A bold mission needs accurate intel
Committed to being a sustainable brand in every sense, No Evil Foods is constantly seeking ways to tighten operations and offset its impact. And in an increasingly crowded plant-based space, they also stay on their toes to optimize retail distribution and innovate on new product ideas. To keep things moving forward, Chief Growth Officer Ron Bryant was “mining” syndicated data for accurate insights to drive the business, but found the retail portals unusable and difficult to get store-level data from. As a result, the company was regularly missing plan on their sales and operations forecast.
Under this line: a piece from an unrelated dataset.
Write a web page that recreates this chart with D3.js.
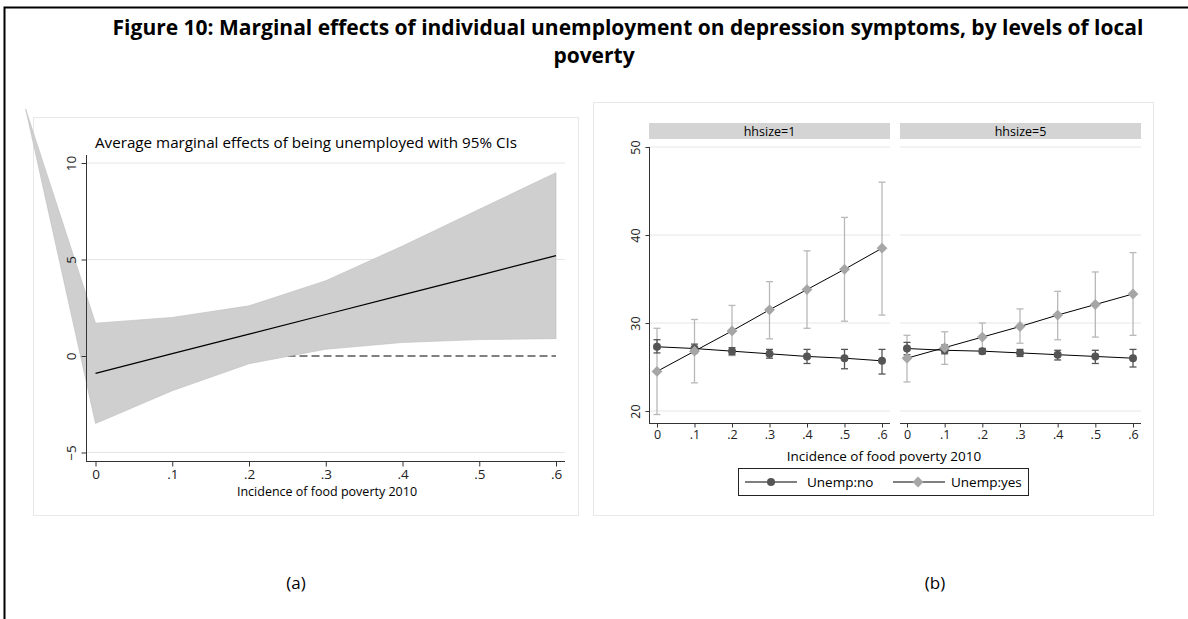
<!DOCTYPE html>
<html><head><meta charset="utf-8">
<script src="https://cdn.jsdelivr.net/npm/d3@7"></script>
<style>body{margin:0;background:#fff}svg{display:block}text{font-family:"Open Sans",sans-serif}</style>
</head><body><svg id="c" width="1188" height="619"></svg>
<script>
// ---- data ----
const xTicks=[0,.1,.2,.3,.4,.5,.6];
const xTickLabels=["0",".1",".2",".3",".4",".5",".6"];
// panel (a)
const aX=[-0.091,0,.1,.2,.3,.4,.5,.6];
const aUpper=[12.8,1.7,2.0,2.6,3.9,5.7,7.6,9.5];
const aLower=[12.8,-3.5,-1.8,-0.4,0.35,0.7,0.85,0.9];
const aEffect=[-0.9,0.12,1.13,2.15,3.17,4.18,5.2];
const aYTicks=[-5,0,5,10];
// panel (b)
const panels=["hhsize=1","hhsize=5"];
const noMean=[[27.3,27.1,26.8,26.5,26.2,26.0,25.7],[27.1,26.9,26.8,26.6,26.4,26.2,26.0]];
const noLo=[[26.6,26.6,26.4,26.0,25.4,24.8,24.2],[26.4,26.5,26.5,26.2,25.8,25.4,25.0]];
const noHi=[[28.1,27.6,27.2,27.0,27.0,27.0,27.0],[27.8,27.5,27.1,27.0,26.9,26.9,27.0]];
const yesMean=[[24.5,26.8,29.1,31.5,33.8,36.1,38.5],[26.0,27.2,28.4,29.6,30.9,32.1,33.3]];
const yesLo=[[19.6,23.2,26.3,28.2,29.4,30.2,30.9],[23.3,25.3,26.6,27.7,28.1,28.4,28.6]];
const yesHi=[[29.4,30.4,32.0,34.7,38.2,42.0,46.0],[28.6,29.0,30.0,31.6,33.6,35.8,38.0]];
const bYTicks=[20,30,40,50];
const legendLabels=["Unemp:no","Unemp:yes"];

const svg=d3.select("#c");
svg.append("path").attr("d","M4.5,619 V7.5 H1188").attr("fill","none").attr("stroke","#000").attr("stroke-width",2);
svg.append("text").attr("x",628).attr("y",35).attr("text-anchor","middle").attr("font-size",21).attr("font-weight","bold")
 .text("Figure 10: Marginal effects of individual unemployment on depression symptoms, by levels of local");
svg.append("text").attr("x",594).attr("y",63).attr("text-anchor","middle").attr("font-size",21).attr("font-weight","bold").text("poverty");
svg.append("text").attr("x",296).attr("y",589).attr("text-anchor","middle").attr("font-size",17).text("(a)");
svg.append("text").attr("x",935).attr("y",589).attr("text-anchor","middle").attr("font-size",17).text("(b)");

function styleText(g,size){g.attr("font-size",null).attr("font-family",null);g.selectAll("text").attr("font-size",size).style("font-size",size+"px").style("font-family","Open Sans").attr("fill","#222");g.selectAll(".tick line").attr("stroke","#333");}

// ---- panel a ----
svg.append("rect").attr("x",33.5).attr("y",117.5).attr("width",545).attr("height",398).attr("fill","#fff").attr("stroke","#e8e8e8");
const xa=d3.scaleLinear().domain([0,.6]).range([95.5,556]);
const ya=d3.scaleLinear().domain([0,10]).range([356,163]);
aYTicks.filter(v=>v!==0).forEach(v=>svg.append("line").attr("x1",86).attr("x2",565).attr("y1",ya(v)).attr("y2",ya(v)).attr("stroke","#e6e6e6"));
svg.append("line").attr("x1",xa(0)).attr("x2",xa(.6)).attr("y1",ya(0)).attr("y2",ya(0)).attr("stroke","#000").attr("stroke-dasharray","8,4");
const band=d3.area().x((d,i)=>xa(aX[i])).y0((d,i)=>ya(aLower[i])).y1((d,i)=>ya(aUpper[i]));
svg.append("path").datum(aX).attr("d",band).attr("fill","#cfcfcf").attr("stroke","#bdbdbd").attr("stroke-width",0.6);
svg.append("path").datum(aEffect).attr("d",d3.line().x((d,i)=>xa(xTicks[i])).y(d=>ya(d))).attr("fill","none").attr("stroke","#000").attr("stroke-width",1.2);
const gxa=svg.append("g").attr("transform","translate(0,461.5)").call(d3.axisBottom(xa).tickValues(xTicks).tickFormat((d,i)=>xTickLabels[i]).tickSize(5).tickSizeOuter(0));
gxa.select(".domain").attr("d","M86,0H565").attr("stroke","#333");
const gya=svg.append("g").attr("transform","translate(86.5,0)").call(d3.axisLeft(ya).tickValues(aYTicks).tickSize(5).tickSizeOuter(0));
gya.select(".domain").attr("d","M0,155V462").attr("stroke","#333");
gya.selectAll(".tick text").attr("transform","rotate(-90)").attr("x",0).attr("y",-11).attr("dy","0").attr("text-anchor","middle");
styleText(gxa,13.5);styleText(gya,13.5);
svg.append("text").attr("x",327).attr("y",496).attr("text-anchor","middle").attr("font-size",12.5).text("Incidence of food poverty 2010");
svg.append("text").attr("x",95).attr("y",148).attr("font-size",15.2).text("Average marginal effects of being unemployed with 95% CIs");

// ---- panel b ----
svg.append("rect").attr("x",593.5).attr("y",102.5).attr("width",560).attr("height",413).attr("fill","#fff").attr("stroke","#e8e8e8");
const yb=d3.scaleLinear().domain([20,50]).range([411,147]);
const pX=[[649,890],[900,1141]];
const xR=[[657,882],[907,1133]];
const noC="#555555", yesC="#a6a6a6", yesBar="#b8b8b8";
panels.forEach((p,k)=>{
  const xb=d3.scaleLinear().domain([0,.6]).range(xR[k]);
  svg.append("rect").attr("x",pX[k][0]).attr("y",123).attr("width",pX[k][1]-pX[k][0]).attr("height",16).attr("fill","#d4d4d4");
  svg.append("text").attr("x",(pX[k][0]+pX[k][1])/2).attr("y",136).attr("text-anchor","middle").attr("font-size",12.5).text(p);
  bYTicks.forEach(v=>svg.append("line").attr("x1",pX[k][0]).attr("x2",pX[k][1]).attr("y1",yb(v)).attr("y2",yb(v)).attr("stroke","#e6e6e6"));
  const bars=(lo,hi,col)=>xTicks.forEach((x,i)=>{
    const g=svg.append("g").attr("stroke",col).attr("stroke-width",1.3);
    g.append("line").attr("x1",xb(x)).attr("x2",xb(x)).attr("y1",yb(lo[k][i])).attr("y2",yb(hi[k][i]));
    [lo[k][i],hi[k][i]].forEach(v=>g.append("line").attr("x1",xb(x)-3.5).attr("x2",xb(x)+3.5).attr("y1",yb(v)).attr("y2",yb(v)));
  });
  bars(yesLo,yesHi,yesBar); bars(noLo,noHi,noC);
  const ln=d3.line().x((d,i)=>xb(xTicks[i])).y(d=>yb(d));
  svg.append("path").datum(noMean[k]).attr("d",ln).attr("fill","none").attr("stroke","#000").attr("stroke-width",1);
  svg.append("path").datum(yesMean[k]).attr("d",ln).attr("fill","none").attr("stroke","#000").attr("stroke-width",1);
  noMean[k].forEach((v,i)=>svg.append("circle").attr("cx",xb(xTicks[i])).attr("cy",yb(v)).attr("r",4).attr("fill",noC));
  yesMean[k].forEach((v,i)=>svg.append("path").attr("d",d3.symbol(d3.symbolDiamond2,75)()).attr("transform",`translate(${xb(xTicks[i])},${yb(v)})`).attr("fill",yesC));
  const gx=svg.append("g").attr("transform","translate(0,423.5)").call(d3.axisBottom(xb).tickValues(xTicks).tickFormat((d,i)=>xTickLabels[i]).tickSize(4).tickSizeOuter(0));
  gx.select(".domain").attr("d",`M${pX[k][0]},0H${pX[k][1]}`).attr("stroke","#333");
  styleText(gx,12.5);
});
const gyb=svg.append("g").attr("transform","translate(649.5,0)").call(d3.axisLeft(yb).tickValues(bYTicks).tickSize(4).tickSizeOuter(0));
gyb.select(".domain").attr("d","M0,147V423").attr("stroke","#333");
gyb.selectAll(".tick text").attr("transform","rotate(-90)").attr("x",0).attr("y",-10).attr("dy","0").attr("text-anchor","middle");
styleText(gyb,12.5);
svg.append("text").attr("x",884).attr("y",461).attr("text-anchor","middle").attr("font-size",13.5).text("Incidence of food poverty 2010");
// legend
svg.append("rect").attr("x",738.5).attr("y",468.5).attr("width",290).attr("height",27).attr("fill","#fff").attr("stroke","#222");
[[745,771,797,legendLabels[0],noC,"c"],[893,918,941,legendLabels[1],yesC,"d"]].forEach(([x1,cx,x2,lab,col,t])=>{
  svg.append("line").attr("x1",x1).attr("x2",x1+52).attr("y1",482).attr("y2",482).attr("stroke","#000");
  if(t==="c") svg.append("circle").attr("cx",cx).attr("cy",482).attr("r",4).attr("fill",col);
  else svg.append("path").attr("d",d3.symbol(d3.symbolDiamond2,75)()).attr("transform",`translate(${cx},482)`).attr("fill",col);
  svg.append("text").attr("x",x2+10).attr("y",487).attr("font-size",13.5).text(lab);
});
</script></body></html>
So Ron decided to look at Crisp.
The revolution will be digitized
With Crisp, Ron has dramatically improved No Evil Foods’ sales and operational planning. He overlays distribution by SKU onto store-level velocity numbers and promotions to create a forecast that has been 99% accurate over the past six months. This has allowed Ron’s team to refine their sales plan, improve production processes, and increase cash flow. More accurate sales numbers have also helped No Evil Foods become the world’s first Plastic Negative Certified plant-based meat brand. The team uses up-to-date sales data to purchase plastic credits and efficiently source raw materials for their sustainable packaging. It’s been especially important for distributor relationships, where it’s not always easy to get a crystal-clear picture of distribution and sales.
“Products can easily get lost on the shelf with hundreds of other brands. Crisp helps us stay top of mind with retailers to maintain stock, and that makes our business.”Shelby Sinoway, Account Manager
Ron’s team also uses Crisp insights to maintain and grow distribution. Account Manager Shelby Sinoway monitors store retention to detect dropped accounts, identify their last order date, and follow up with brokers or buyers about re-orders. She explains, “Products can easily get lost on the shelf with hundreds of other brands. Crisp helps us stay top of mind with retailers to maintain stock, and that makes our business.” The team also makes use of backfilled data in Crisp. To execute a recent product and packaging change, Shelby used historical data in Crisp to find all retail customers who previously ordered the SKU and provide them with the updated UPC code and name. She recalls, “I joined the company a few months ago, and Crisp gives me data to backtrack in time. I don’t know what I would do if I didn’t have that historical context.”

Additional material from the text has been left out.